GIVEN TASK
Retype the whole listing, please, keeping every line exact and dropping the pictures.
::::::::
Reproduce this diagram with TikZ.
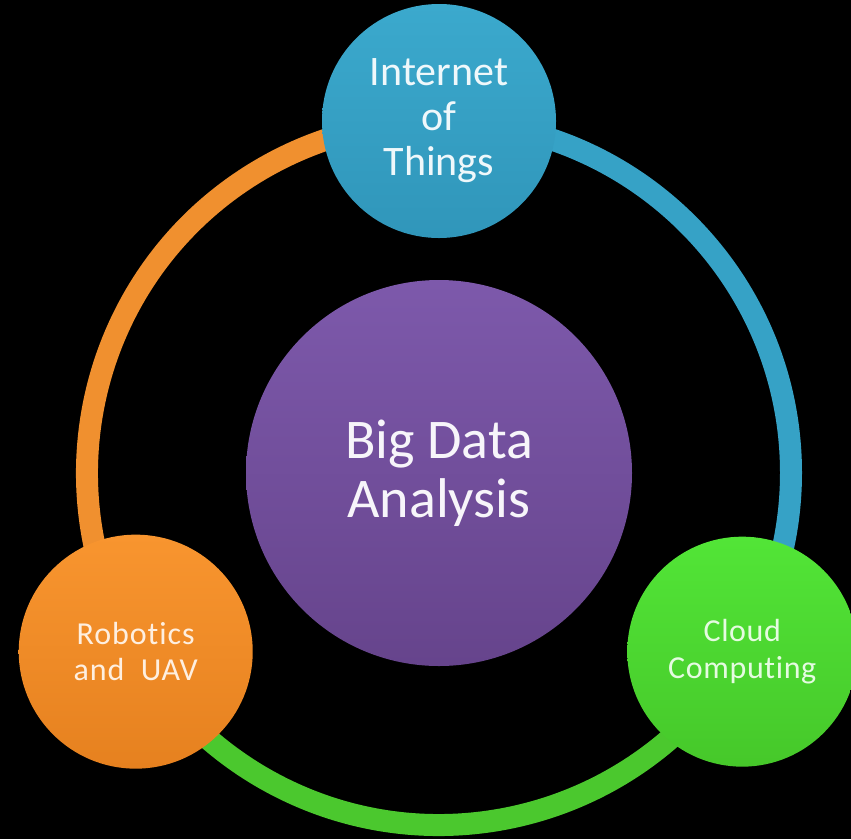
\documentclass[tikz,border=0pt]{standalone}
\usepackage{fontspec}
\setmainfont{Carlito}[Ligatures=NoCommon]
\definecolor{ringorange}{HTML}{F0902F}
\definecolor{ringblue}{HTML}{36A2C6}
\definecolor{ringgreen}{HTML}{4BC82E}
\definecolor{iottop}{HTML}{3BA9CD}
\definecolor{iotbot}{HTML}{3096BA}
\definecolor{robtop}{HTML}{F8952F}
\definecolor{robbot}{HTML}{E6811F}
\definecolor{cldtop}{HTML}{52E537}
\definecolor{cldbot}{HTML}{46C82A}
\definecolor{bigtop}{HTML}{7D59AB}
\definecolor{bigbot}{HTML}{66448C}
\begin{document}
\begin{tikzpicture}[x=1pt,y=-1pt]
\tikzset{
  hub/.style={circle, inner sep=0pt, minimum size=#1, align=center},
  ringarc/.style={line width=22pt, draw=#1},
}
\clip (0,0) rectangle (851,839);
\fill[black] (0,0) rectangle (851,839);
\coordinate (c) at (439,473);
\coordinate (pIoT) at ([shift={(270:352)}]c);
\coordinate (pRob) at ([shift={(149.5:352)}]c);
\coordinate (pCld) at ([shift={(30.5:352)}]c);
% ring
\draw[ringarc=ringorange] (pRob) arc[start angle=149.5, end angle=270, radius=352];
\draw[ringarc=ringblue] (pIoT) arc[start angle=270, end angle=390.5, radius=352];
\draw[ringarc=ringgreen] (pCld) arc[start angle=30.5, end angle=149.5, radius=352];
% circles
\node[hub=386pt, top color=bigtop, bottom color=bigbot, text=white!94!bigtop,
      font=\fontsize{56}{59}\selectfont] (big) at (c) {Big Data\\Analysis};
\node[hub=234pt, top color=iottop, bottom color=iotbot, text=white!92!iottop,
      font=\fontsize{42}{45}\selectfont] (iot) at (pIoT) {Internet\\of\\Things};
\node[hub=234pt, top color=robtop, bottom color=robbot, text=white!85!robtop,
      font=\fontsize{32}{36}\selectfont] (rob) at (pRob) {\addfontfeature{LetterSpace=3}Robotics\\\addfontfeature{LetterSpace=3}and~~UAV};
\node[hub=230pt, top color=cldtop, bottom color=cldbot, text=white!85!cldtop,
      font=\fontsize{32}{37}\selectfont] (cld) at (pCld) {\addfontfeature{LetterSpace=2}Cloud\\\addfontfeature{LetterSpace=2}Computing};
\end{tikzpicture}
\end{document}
::::::::
EXERCISE SOLUTION
Reproduce this diagram with TikZ.
\documentclass[tikz,border=0pt]{standalone}
\usepackage{fontspec}
\setmainfont{Carlito}[Ligatures=NoCommon]
\definecolor{ringorange}{HTML}{F0902F}
\definecolor{ringblue}{HTML}{36A2C6}
\definecolor{ringgreen}{HTML}{4BC82E}
\definecolor{iottop}{HTML}{3BA9CD}
\definecolor{iotbot}{HTML}{3096BA}
\definecolor{robtop}{HTML}{F8952F}
\definecolor{robbot}{HTML}{E6811F}
\definecolor{cldtop}{HTML}{52E537}
\definecolor{cldbot}{HTML}{46C82A}
\definecolor{bigtop}{HTML}{7D59AB}
\definecolor{bigbot}{HTML}{66448C}
\begin{document}
\begin{tikzpicture}[x=1pt,y=-1pt]
\tikzset{
  hub/.style={circle, inner sep=0pt, minimum size=#1, align=center},
  ringarc/.style={line width=22pt, draw=#1},
}
\clip (0,0) rectangle (851,839);
\fill[black] (0,0) rectangle (851,839);
\coordinate (c) at (439,473);
\coordinate (pIoT) at ([shift={(270:352)}]c);
\coordinate (pRob) at ([shift={(149.5:352)}]c);
\coordinate (pCld) at ([shift={(30.5:352)}]c);
% ring
\draw[ringarc=ringorange] (pRob) arc[start angle=149.5, end angle=270, radius=352];
\draw[ringarc=ringblue] (pIoT) arc[start angle=270, end angle=390.5, radius=352];
\draw[ringarc=ringgreen] (pCld) arc[start angle=30.5, end angle=149.5, radius=352];
% circles
\node[hub=386pt, top color=bigtop, bottom color=bigbot, text=white!94!bigtop,
      font=\fontsize{56}{59}\selectfont] (big) at (c) {Big Data\\Analysis};
\node[hub=234pt, top color=iottop, bottom color=iotbot, text=white!92!iottop,
      font=\fontsize{42}{45}\selectfont] (iot) at (pIoT) {Internet\\of\\Things};
\node[hub=234pt, top color=robtop, bottom color=robbot, text=white!85!robtop,
      font=\fontsize{32}{36}\selectfont] (rob) at (pRob) {\addfontfeature{LetterSpace=3}Robotics\\\addfontfeature{LetterSpace=3}and~~UAV};
\node[hub=230pt, top color=cldtop, bottom color=cldbot, text=white!85!cldtop,
      font=\fontsize{32}{37}\selectfont] (cld) at (pCld) {\addfontfeature{LetterSpace=2}Cloud\\\addfontfeature{LetterSpace=2}Computing};
\end{tikzpicture}
\end{document}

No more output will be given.